Am Donnerstag der vergangenen Woche wurde im Bundestag – kurz vor dem Ende der Legislaturperiode – mit den Stimmen der Koalitionsparteien und gegen die Stimmen der Opposition sowie zweier SPD-Abgeordneter schnell noch eine Reform der Strafprozess- ordnung beschlossen. Wesentliche Änderungsvorschläge waren den Abgeordneten am Freitag der Vorwoche erst „nach Dienstschluss“ übergeben worden. Der Entwurf wurde am Montag durch den entsprechenden Bundestagsausschuss „gepeitscht“. Im Hinblick auf die Tragweite des beschlossenen Gesetzes ist das ein mehr als fragwürdiges Vorgehen.
Die Oppositionsparteien im Bundestag bezeichneten bereits während der Debatte einige der nun beschlossenen Neuregelungen als verfassungswidrig. Der Grünen-Abgeordnete Hans-Christian Ströbele kündigte eine Klage beim Bundesverfassungsgericht an: „Dieses Gesetz darf so nicht durchkommen. Dieses Gesetz muss spätestens in Karlsruhe fallen.“ Er sprach von einem „substanziellen Eingriff in die informationelle Selbstbestimmung“. Jörn Wunderlich von der Fraktion der Linkspartei erläuterte, was nun vorliege, sei „eines der invasivsten Überwachungsgesetze der vergangenen Jahre“. Aus Ausnahmemaßnahmen zur Terrorabwehr sollten „Standardmaßnahmen der Polizei werden“. Die Vorsitzende des Rechtsausschusses des Bundestags, die Grünen-Politikerin Renate Künast, sagte später gegenüber der „Berliner Zeitung“: „Der Staat kann künftig dauerhaft seine Bürger ausspähen“ und dabei handele es sich „um schwerste Grundrechtseingriffe, die nahezu ohne öffentliche Debatte in die Strafprozessordnung aufgenommen werden“.

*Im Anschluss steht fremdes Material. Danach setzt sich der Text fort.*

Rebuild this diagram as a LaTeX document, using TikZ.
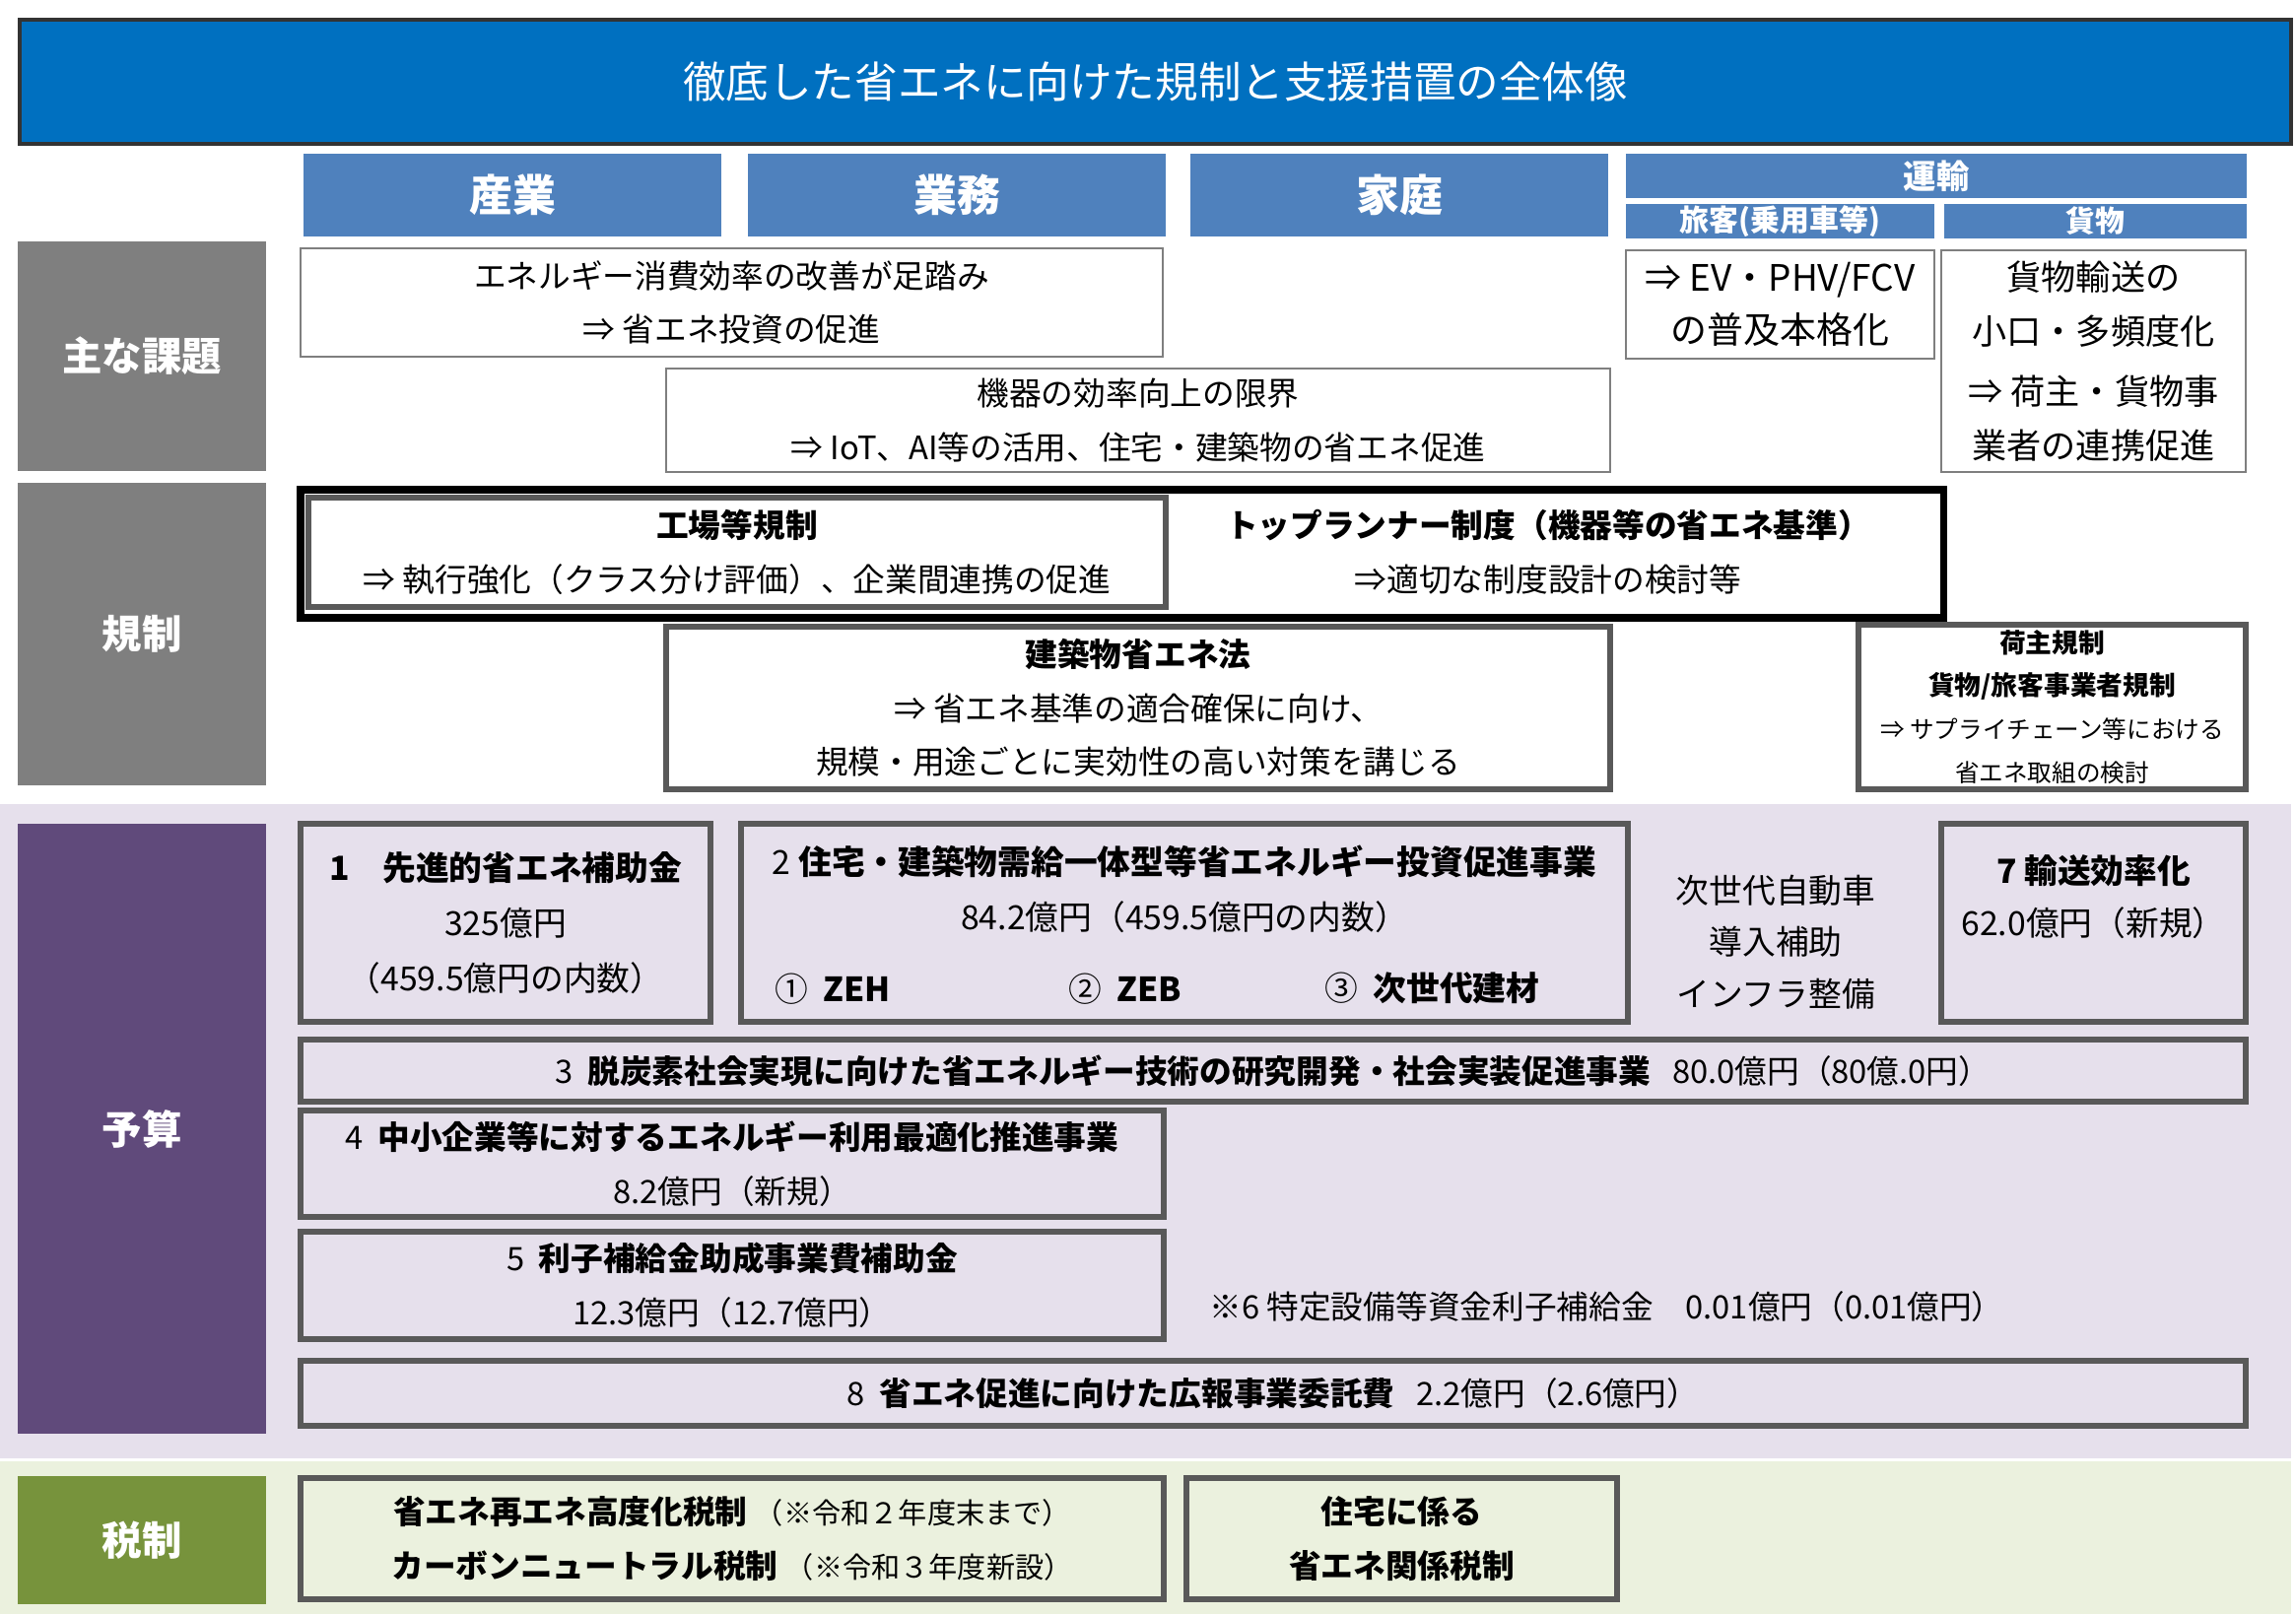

Dagegen begrüßte der Deutsche Richterbund (DRB) das Gesetz: „Es ist wichtig, dass der Gesetzgeber die Strafverfolgungsbehörden bei der Überwachung von Telekommunikation wieder auf die Höhe der Zeit bringt.“
Kern der Auseinandersetzung sind jene Festlegungen, die den Strafermittlern neue Instrumente in die Hand geben sollen. Nämlich um, wie es auf der Web-Seite des Bundestages heißt, „verschlüsselte Kommunikation von Verdächtigen abfangen und die Speicher ihrer Rechner unbemerkt durchsuchen zu können“. Dazu gehört eine massive Ausweitung des Einsatzes des sogenannten Staatstrojaners immer dann, wenn das direkte Abhören von Telefonaten oder Mitlesen von SMS nicht mehr ausführbar ist. Möglich wird es nun – durch auf Handys, Tabletts oder Computer verdeckt aufgespielte Schadsoftware, die Sicherheitslücken im Betriebssystem nutzt, Daten direkt auf Geräten von Verdächtigen abzugreifen und sie „mitzulesen“. Durch die Spionagesoftware, den „Staatstrojaner“, könnten verschlüsselte Messengerdienste wie WhatsApp künftig von Geheimdiensten oder dem BKA einfacher überwacht und ausgewertet werden. Das neue Gesetz erlaubt in diesem Zusammenhang zudem auch vollständige Online-Durchsuchungen.von Computern und Handys und damit auch den Zugriff auf sensible persönliche Daten. Das ist neu, denn bislang war das nur zur Terrorabwehr möglich. Angeblich soll all das nur auf richterlichen Beschluss erfolgen und weiter dazu dienen, Terroranschläge zu vereiteln, zudem aber auch andere schwere Straftaten. Jetzt ist aber ein solches Vorgehen auch bei Bestechlichkeit, Geldfälschung oder Asylvergehen erlaubt. Demnächst könnten Bürgerinnen und Bürger, so Künast, schon bei kleinen Vergehen betroffen sein.
Kritik kommt vom Deutschen Anwaltsverein (DAV), massive Kritik äußerte auch der frühere Bundesbeauftragte für den Datenschutz und die Informationsfreiheit (BfDI). Peter Schaar. Er hält Klagen in Karlsruhe für aussichtsreich. Schaar, der unter anderem Vorsitzender der Europäischen Akademie für Informationsfreiheit und Datenschutz (EAID) ist, kritisierte auf deren Seiten den Beschluss der Bundestagsmehrheit als „Grundrechtsbeschränkung im Schnelldurchgang“.